A NEW 6,000-tonne Royal Navy ship is set to visit Scotstoun shipyard as engineers “bring her to life”.
HMS Glasgow has already begun its float-off process, which is when it enters the water for the first time.
Over the coming days, Bankies may catch a glimpse of the ship undertaking a series of complex manoeuvres that will move her from BAE Systems’ Govan shipyard, onto a barge before being towed downriver to a deep-water location in the West of Scotland.
She will then return to BAE Systems’ Scotstoun shipyard further along the Clyde, where she will undergo the next stages of outfit before test and commissioning.
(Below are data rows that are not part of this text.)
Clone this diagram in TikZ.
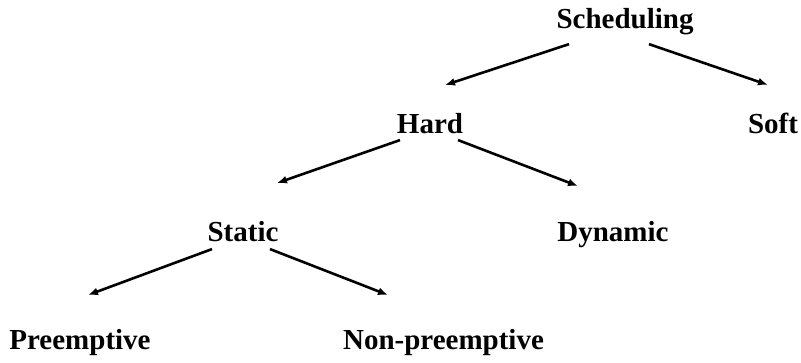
\documentclass[tikz,border=0pt]{standalone}
\usepackage{fontspec}
\setmainfont{Liberation Serif}
\usetikzlibrary{calc,arrows.meta}
\begin{document}
\begin{tikzpicture}[x=1pt,y=-1pt,
  lbl/.style={anchor=base,inner sep=0pt,font=\fontsize{29}{34}\selectfont\bfseries},
  arr/.style={line width=2.6pt,-{Latex[length=10pt,width=8pt]}}]
\useasboundingbox (0,0) rectangle (801,362);
% category labels, placed by baseline
\node[lbl] (sch)  at (625,28)  {Scheduling};
\node[lbl] (hard) at (430,133) {Hard};
\node[lbl] (soft) at (773,133) {Soft};
\node[lbl] (stat) at (243,241) {Static};
\node[lbl] (dyn)  at (613,241) {Dynamic};
\node[lbl] (pre)  at (80,349)  {Preemptive};
\node[lbl] (non)  at (443.5,349) {Non-preemptive};
% tree edges
\draw[arr] ($(sch)+(-56,23)$) -- ($(hard)+(15,-38)$);
\draw[arr] ($(sch)+(24,23)$) -- ($(soft)+(-5,-38)$);
\draw[arr] ($(hard)+(-30,17)$) -- ($(stat)+(34,-48)$);
\draw[arr] ($(hard)+(28,17)$) -- ($(dyn)+(-35,-48)$);
\draw[arr] ($(stat)+(-31,18)$) -- ($(pre)+(8,-47)$);
\draw[arr] ($(stat)+(27,18)$) -- ($(non)+(-55.5,-47)$);
\end{tikzpicture}
\end{document}
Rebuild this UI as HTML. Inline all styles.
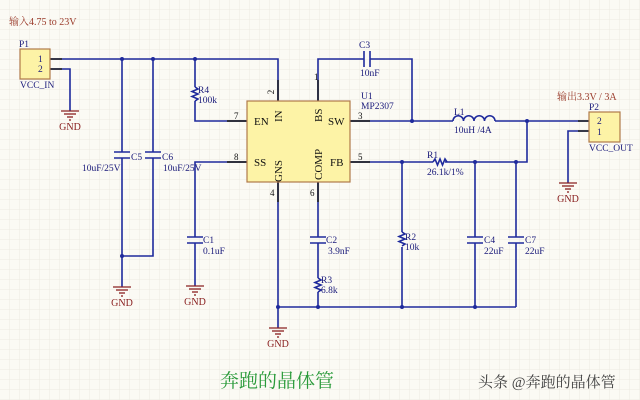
<!DOCTYPE html><html><head><meta charset="utf-8"><style>
body{margin:0;background:#fbfaf4}
svg{display:block}
text{font-family:"Liberation Serif","Noto Serif CJK SC",serif}
</style></head><body>
<svg width="640" height="400" viewBox="0 0 640 400" xmlns="http://www.w3.org/2000/svg">
<defs>
<pattern id="g" width="10" height="10" patternUnits="userSpaceOnUse"><path d="M10 0V10H0" fill="none" stroke="#ecebe2" stroke-width="1"/></pattern>
<g id="gnd" stroke="#8a2020" stroke-width="1.3"><line x1="-9" y1="0" x2="9" y2="0"/><line x1="-6" y1="3" x2="6" y2="3"/><line x1="-3" y1="6" x2="3" y2="6"/><line x1="-1" y1="9" x2="1" y2="9"/></g>
</defs>
<rect width="640" height="400" fill="url(#g)"/>
<g fill="none" stroke="#1f2a9c" stroke-width="1.6">
<!-- top rail -->
<path d="M50 59H278V101"/>
<path d="M50 69H70V111"/>
<path d="M122 59V152M122 158V287"/>
<path d="M153 59V152M153 158V256H122"/>
<path d="M195 59V87M195 101V121H247"/>
<path d="M247 162H195V237M195 243V286"/>
<path d="M318 101V59H364M370 59H412V121"/>
<path d="M350 121H453M495 121H590"/>
<path d="M527 121V162H445M433 162H350"/>
<path d="M590 131H568V183"/>
<path d="M278 182V328"/>
<path d="M318 182V237M318 243V278M318 292V307"/>
<path d="M278 307H516"/>
<path d="M402 162V232M402 247V307"/>
<path d="M475 162V237M475 243V307"/>
<path d="M516 162V237M516 243V307"/>
<!-- caps plates -->
<path d="M114 152H130M114 158H130M145 152H161M145 158H161M187 237H203M187 243H203M310 237H326M310 243H326M467 237H483M467 243H483M508 237H524M508 243H524M364 51V67M370 51V67"/>
<!-- resistors -->
<path d="M195 87l3 2-6 2.5 6 2.5-6 2.5 6 2.5-3 2"/>
<path d="M318 278l3 2-6 2.5 6 2.5-6 2.5 6 2.5-3 2"/>
<path d="M402 232l3 2-6 2.5 6 2.5-6 2.5 6 2.5-3 2"/>
<path d="M433 162l2-3 2.5 6 2.5-6 2.5 6 2.5-6 2 3"/>
<!-- inductor -->
<path d="M453 121a5.25 5.25 0 0 1 10.5 0a5.25 5.25 0 0 1 10.5 0a5.25 5.25 0 0 1 10.5 0a5.25 5.25 0 0 1 10.5 0"/>
</g>
<g stroke="#111" stroke-width="1.4">
<line x1="50" y1="59" x2="62" y2="59"/><line x1="50" y1="69" x2="62" y2="69"/>
<line x1="278" y1="80" x2="278" y2="101"/><line x1="318" y1="80" x2="318" y2="101"/>
<line x1="227" y1="121" x2="247" y2="121"/><line x1="227" y1="162" x2="247" y2="162"/>
<line x1="350" y1="121" x2="370" y2="121"/><line x1="350" y1="162" x2="370" y2="162"/>
<line x1="278" y1="182" x2="278" y2="202"/><line x1="318" y1="182" x2="318" y2="202"/>
<line x1="578" y1="121" x2="590" y2="121"/><line x1="578" y1="131" x2="590" y2="131"/>
</g>
<g fill="#1f2a9c">
<circle cx="122" cy="59" r="2"/><circle cx="153" cy="59" r="2"/><circle cx="195" cy="59" r="2"/>
<circle cx="412" cy="121" r="2"/><circle cx="527" cy="121" r="2"/>
<circle cx="402" cy="162" r="2"/><circle cx="475" cy="162" r="2"/><circle cx="516" cy="162" r="2"/>
<circle cx="122" cy="256" r="2"/><circle cx="278" cy="307" r="2"/><circle cx="318" cy="307" r="2"/><circle cx="402" cy="307" r="2"/><circle cx="475" cy="307" r="2"/>
</g>
<rect x="20" y="49" width="30" height="30" fill="#fdf3a6" stroke="#b07a4a" stroke-width="1.2"/>
<rect x="589" y="112" width="31" height="30" fill="#fdf3a6" stroke="#b07a4a" stroke-width="1.2"/>
<rect x="247" y="101" width="103" height="81" fill="#fdf3a6" stroke="#b07a4a" stroke-width="1.2"/>
<use href="#gnd" x="70" y="111"/><use href="#gnd" x="122" y="287"/><use href="#gnd" x="195" y="286"/>
<use href="#gnd" x="278" y="328"/><use href="#gnd" x="568" y="183"/>
<g fill="#8a2020" font-size="10" text-anchor="middle">
<text x="70" y="130">GND</text><text x="122" y="306">GND</text><text x="195" y="305">GND</text><text x="278" y="347">GND</text><text x="568" y="202">GND</text>
</g>
<g fill="#9a3a2a" font-size="10">
<text x="9" y="25">输入4.75 to 23V</text>
<text x="557" y="100">输出3.3V  / 3A</text>
</g>
<g fill="#1a1a7a" font-size="9.5">
<text x="19" y="47">P1</text><text x="20" y="88">VCC_IN</text>
<text x="38" y="62">1</text><text x="38" y="72">2</text>
<text x="589" y="110">P2</text><text x="589" y="151">VCC_OUT</text>
<text x="597" y="124">2</text><text x="597" y="135">1</text>
<text x="198" y="93">R4</text><text x="198" y="103">100k</text>
<text x="131" y="160">C5</text><text x="82" y="171">10uF/25V</text>
<text x="162" y="160">C6</text><text x="163" y="171">10uF/25V</text>
<text x="203" y="243">C1</text><text x="203" y="254">0.1uF</text>
<text x="359" y="48">C3</text><text x="360" y="76">10nF</text>
<text x="361" y="99">U1</text><text x="361" y="109">MP2307</text>
<text x="454" y="115">L1</text><text x="454" y="133">10uH /4A</text>
<text x="427" y="158">R1</text><text x="427" y="175">26.1k/1%</text>
<text x="326" y="243">C2</text><text x="328" y="254">3.9nF</text>
<text x="321" y="283">R3</text><text x="321" y="293">6.8k</text>
<text x="405" y="240">R2</text><text x="405" y="250">10k</text>
<text x="484" y="243">C4</text><text x="484" y="254">22uF</text>
<text x="525" y="243">C7</text><text x="525" y="254">22uF</text>
</g>
<g fill="#111" font-size="9">
<text x="234" y="119">7</text><text x="234" y="160">8</text><text x="358" y="119">3</text><text x="358" y="160">5</text>
<text x="274" y="92" transform="rotate(-90 274 92)" text-anchor="middle">2</text>
<text x="314" y="80">1</text>
<text x="270" y="196">4</text><text x="310" y="196">6</text>
</g>
<g fill="#111" font-size="11">
<text x="254" y="125">EN</text><text x="254" y="166">SS</text><text x="328" y="125">SW</text><text x="330" y="166">FB</text>
<text transform="translate(282 122) rotate(-90)">IN</text>
<text transform="translate(322 122) rotate(-90)">BS</text>
<text transform="translate(282 182) rotate(-90)">GNS</text>
<text transform="translate(322 180) rotate(-90)">COMP</text>
</g>
<text x="277" y="387" fill="#2a9a3a" font-size="19" text-anchor="middle" font-family="'Noto Serif CJK SC',serif">奔跑的晶体管</text>
<text x="478" y="387" fill="#444" font-size="15" font-family="'Noto Sans CJK SC',sans-serif">头条 @奔跑的晶体管</text>
</svg>
</body></html>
Ben Wallace, Secretary of State for Defence, said: “HMS Glasgow entering the water for the first time marks a major milestone for the Type 26 programme which supports thousands of highly skilled jobs in Scotland and more across the wider UK supply chain.
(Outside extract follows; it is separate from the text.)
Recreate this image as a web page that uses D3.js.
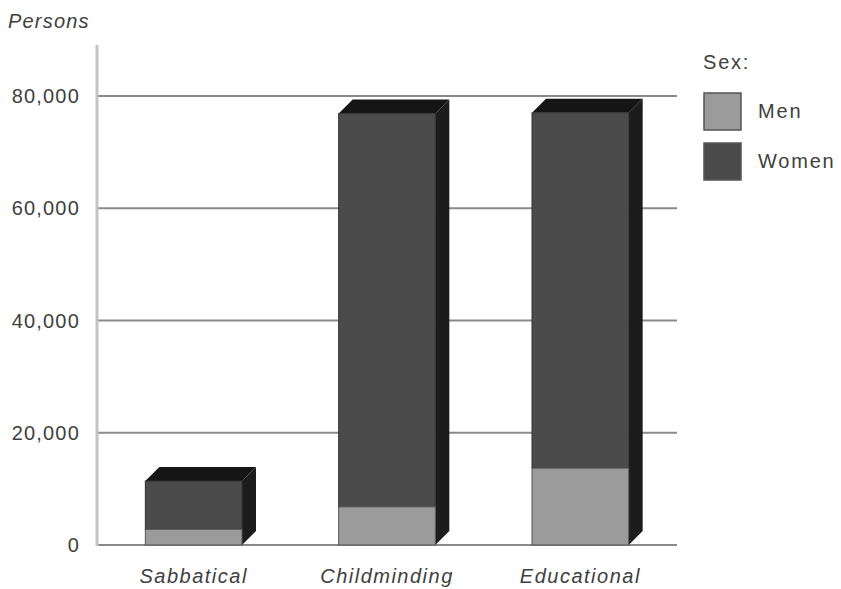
<!DOCTYPE html>
<html>
<head>
<meta charset="utf-8">
<script src="https://cdn.jsdelivr.net/npm/d3@7"></script>
<style>
  body { margin: 0; background: #fff; }
  text { font-family: "Liberation Sans", Arial, sans-serif; fill: #404040; }
</style>
</head>
<body>
<script>
var categories = ["Sabbatical", "Childminding", "Educational"];
var men = [2800, 6800, 13700];
var women = [8600, 70100, 63300];
var yTicks = [0, 20000, 40000, 60000, 80000];
var seriesNames = ["Men", "Women"];

var colFront = {"Men": "#9b9b9b", "Women": "#4b4b4b"};
var depth = 14;

var svg = d3.select("body").append("svg").attr("width", 841).attr("height", 589);

var x = d3.scaleBand()
            .domain(categories)
            .range([97, 677])
            .paddingInner(0.5)
            .paddingOuter(0.25);

var y = d3.scaleLinear().domain([0, 80000]).range([545, 96]);

// grid lines
svg.selectAll("line.grid")
    .data(yTicks)
    .enter().append("line")
      .attr("class", "grid")
      .attr("x1", 97).attr("x2", 677)
      .attr("y1", function(d){ return y(d); })
      .attr("y2", function(d){ return y(d); })
      .attr("stroke", "#8a8a8a")
      .attr("stroke-width", 2);

// y axis line
svg.append("line")
    .attr("x1", 97).attr("x2", 97)
    .attr("y1", 45).attr("y2", 546)
    .attr("stroke", "#c4c4c4")
    .attr("stroke-width", 3);

svg.selectAll("text.ytick")
    .data(yTicks)
    .enter().append("text")
      .attr("class", "ytick")
      .attr("x", 80)
      .attr("y", function(d){ return y(d) + 7; })
      .attr("text-anchor", "end")
      .attr("font-size", 20)
      .attr("letter-spacing", 1.2)
      .text(function(d){ return d3.format(",")(d); });

svg.append("text")
    .attr("x", 8).attr("y", 28)
    .attr("font-size", 20)
    .attr("letter-spacing", 1.2)
    .attr("font-style", "italic")
    .text("Persons");

// bars
var stacked = categories.map(function(c, i){
  return { cat: c, men: men[i], total: men[i] + women[i] };
});

var g = svg.selectAll("g.bar")
    .data(stacked)
    .enter().append("g")
      .attr("class", "bar");

// side face
g.append("path")
    .attr("fill", "#1c1c1c")
    .attr("d", function(d){
      var x1 = x(d.cat) + x.bandwidth(), y0 = y(0), y1 = y(d.total);
      return "M" + x1 + "," + y0 + "L" + (x1 + depth) + "," + (y0 - depth) +
             "L" + (x1 + depth) + "," + (y1 - depth) + "L" + x1 + "," + y1 + "Z";
    });

// top face
g.append("path")
    .attr("fill", "#151515")
    .attr("d", function(d){
      var x0 = x(d.cat), x1 = x0 + x.bandwidth(), y1 = y(d.total);
      return "M" + x0 + "," + y1 + "L" + (x0 + depth) + "," + (y1 - depth) +
             "L" + (x1 + depth) + "," + (y1 - depth) + "L" + x1 + "," + y1 + "Z";
    });

// women front
g.append("rect")
    .attr("x", function(d){ return x(d.cat); })
    .attr("width", x.bandwidth())
    .attr("y", function(d){ return y(d.total); })
    .attr("height", function(d){ return y(d.men) - y(d.total); })
    .attr("fill", colFront.Women)
    .attr("stroke", "#333")
    .attr("stroke-width", 1);

// men front
g.append("rect")
    .attr("x", function(d){ return x(d.cat); })
    .attr("width", x.bandwidth())
    .attr("y", function(d){ return y(d.men); })
    .attr("height", function(d){ return y(0) - y(d.men); })
    .attr("fill", colFront.Men)
    .attr("stroke", "#555")
    .attr("stroke-width", 1);

// category labels
svg.selectAll("text.cat")
    .data(categories)
    .enter().append("text")
      .attr("class", "cat")
      .attr("x", function(d){ return x(d) + x.bandwidth() / 2; })
      .attr("y", 583)
      .attr("text-anchor", "middle")
      .attr("font-size", 20)
      .attr("letter-spacing", 1.5)
      .attr("font-style", "italic")
      .text(function(d){ return d; });

// legend
svg.append("text")
    .attr("x", 703).attr("y", 69)
    .attr("font-size", 20)
    .attr("letter-spacing", 1.8)
    .text("Sex:");

var leg = svg.selectAll("g.leg")
    .data(seriesNames)
    .enter().append("g")
      .attr("class", "leg")
      .attr("transform", function(d, i){ return "translate(704," + (93 + i * 50) + ")"; });

leg.append("rect")
    .attr("width", 37).attr("height", 37)
    .attr("fill", function(d){ return colFront[d]; })
    .attr("stroke", "#555")
    .attr("stroke-width", 1.5);

leg.append("text")
    .attr("x", 54).attr("y", 25)
    .attr("font-size", 20)
    .attr("letter-spacing", 1.8)
    .text(function(d){ return d; });
</script>
</body>
</html>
“We’re continuing to invest in the British shipbuilding industry to maintain the Royal Navy’s cutting-edge ability to defend our nation, while strengthening our partnership with allies.”
David Shepherd, Type 26 programme director, BAE Systems, said: “Seeing HMS GLASGOW in the water for the first time will be a proud and exciting moment for the thousands of people involved in this great endeavour.
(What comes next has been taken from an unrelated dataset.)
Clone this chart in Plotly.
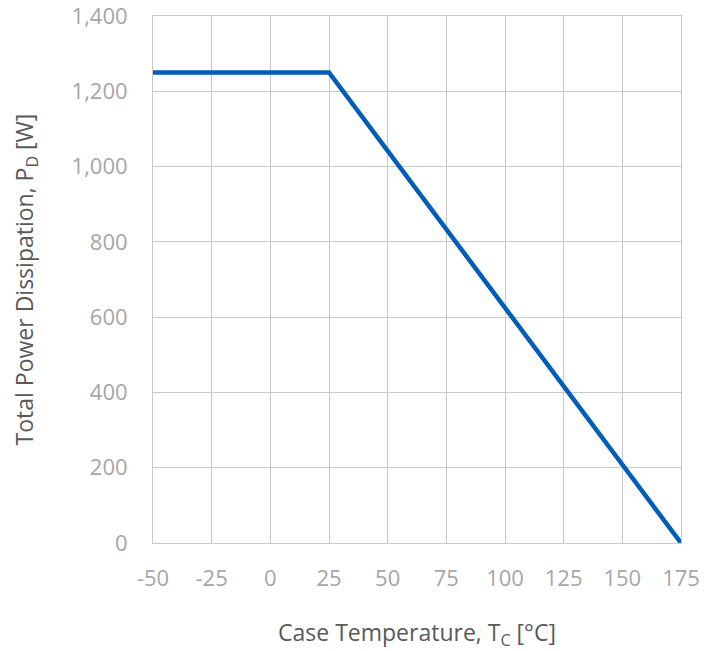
import plotly.graph_objects as go

# Power derating curve: flat to 25 °C, then linear down to zero at 175 °C
case_temp_c = [-50, 25, 175]
power_w = [1250, 1250, 0]

x_ticks = [-50, -25, 0, 25, 50, 75, 100, 125, 150, 175]
y_ticks = [0, 200, 400, 600, 800, 1000, 1200, 1400]

LINE_BLUE = "#005EB8"
GRID = "#c8c8c8"
TICK_TEXT = "#a6a6a6"
TITLE_TEXT = "#595959"
FONT = "Open Sans"

fig = go.Figure(
    go.Scatter(
        x=case_temp_c,
        y=power_w,
        mode="lines",
        line=dict(color=LINE_BLUE, width=4.5),
        hoverinfo="x+y",
    )
)

fig.update_layout(
    width=717,
    height=651,
    margin=dict(l=153, r=36, t=16, b=108),
    paper_bgcolor="white",
    plot_bgcolor="white",
    showlegend=False,
    separators=".,",
    font=dict(family=FONT),
)

fig.update_xaxes(
    range=[-50, 175],
    tickvals=x_ticks,
    ticktext=[str(v) for v in x_ticks],
    showgrid=True,
    gridcolor=GRID,
    gridwidth=1,
    zeroline=False,
    showline=True,
    linecolor=GRID,
    linewidth=1,
    mirror=True,
    ticks="",
    automargin=False,
    ticklabeloverflow="allow",
    ticklabelstandoff=16,
    tickfont=dict(family=FONT, size=22, color=TICK_TEXT),
    title=dict(
        text="Case Temperature, T<sub>C</sub> [°C]",
        font=dict(family=FONT, size=23, color=TITLE_TEXT),
        standoff=33,
    ),
)

fig.update_yaxes(
    range=[0, 1400],
    tickvals=y_ticks,
    tickformat=",d",
    showgrid=True,
    gridcolor=GRID,
    gridwidth=1,
    zeroline=False,
    showline=True,
    linecolor=GRID,
    linewidth=1,
    mirror=True,
    ticks="",
    automargin=False,
    ticklabeloverflow="allow",
    ticklabelstandoff=20,
    tickfont=dict(family=FONT, size=22, color=TICK_TEXT),
    title=dict(
        text="Total Power Dissipation, P<sub>D</sub> [W]",
        font=dict(family=FONT, size=23, color=TITLE_TEXT),
        standoff=31,
    ),
)

fig.write_html("out.html")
“She will soon transfer to our Scotstoun yard in Glasgow where we look forward to installing her complex systems and bringing her to life.”
HMS Glasgow has been under construction since steel was cut in 2017.
The second and third ships, HMS Cardiff and HMS Belfast, are currently being build in Govan.
The build process for each ship involves its structure being completed in Govan; skilled teams of fabricators and steelworkers construct the units before they are assembled into the forward and aft blocks which are joined together before the ship departs.
In Scotstoun, the ship’s outfit is completed and the complex systems are set to work before test and commissioning takes place.
HMS Glasgow will be delivered to the Royal Navy in the mid-2020s.
Earlier this month, the Ministry of Defence awarded BAE Systems a £4.2 billion contract to build a further five Type 26 City Class frigates for the Royal Navy, sustaining 4,000 jobs across BAE Systems and the wider UK maritime supply chain.